Originally Posted by MathMack
just 3&4, I worked out the other two. Thanks again

$\frac{3y^4 - 5y^3 + 9y^2}{3y^2} = \frac{3y^4}{3y^2} - \frac{5y^3}{3y^2} + \frac{9y^2}{3y^2}$
$= y^2 - 1.67y + 3$
• Dec 10th 2007, 02:31 AM
Quote:

5.) x^3 + 4x^2 + 7x + 28 all divided by X + 4
$\frac {x^3+4x^2+7x+28}{x+4}$

= $\frac {x^3+4x^2}{x+4} + \frac {7x+28}{x+4}$

= $\frac{x^2(x+4)}{x+4} + \frac {7(x+4)}{x+4}$

= $x^2+7.$

The difficult part here is explaining how I knew to separate the original numerator into pairs like that. Really, its just practice and checking each possible combination of pairs for two that can cancel with the denominator. There is a way of doing this kind of problem that does not require trial and error and will always work, but it is probably not necessary for you to learn at this stage.

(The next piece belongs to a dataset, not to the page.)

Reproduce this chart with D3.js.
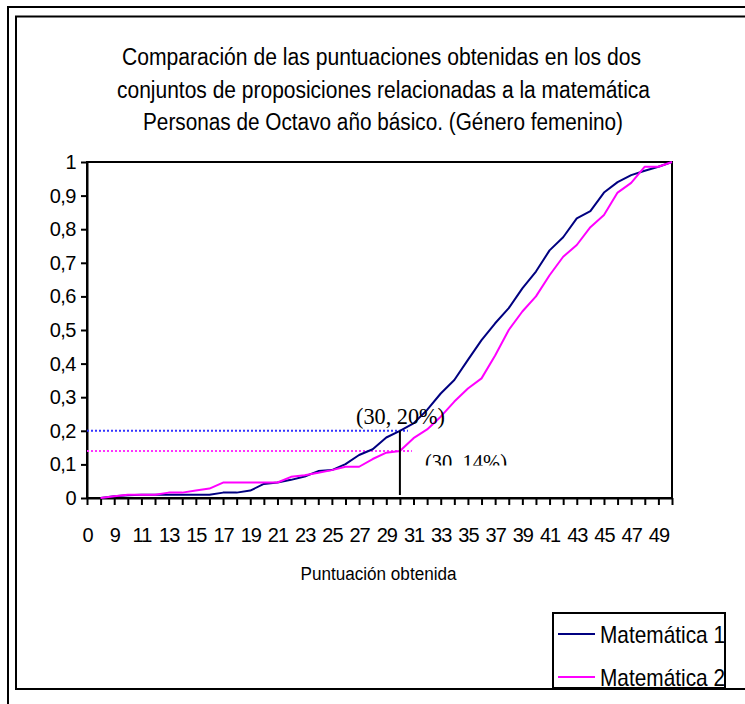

If you are interesting in learning it you can google "polynomial long division"
• Dec 10th 2007, 07:08 AM
topsquark
Quote:

Originally Posted by colby2152
$= y^2 - 1.67y + 3$

In general, you should leave the coefficients as fractions. The only time I would say that decimal coefficients are okay is if the problem is in either Engineering or one of the Sciences.

-Dan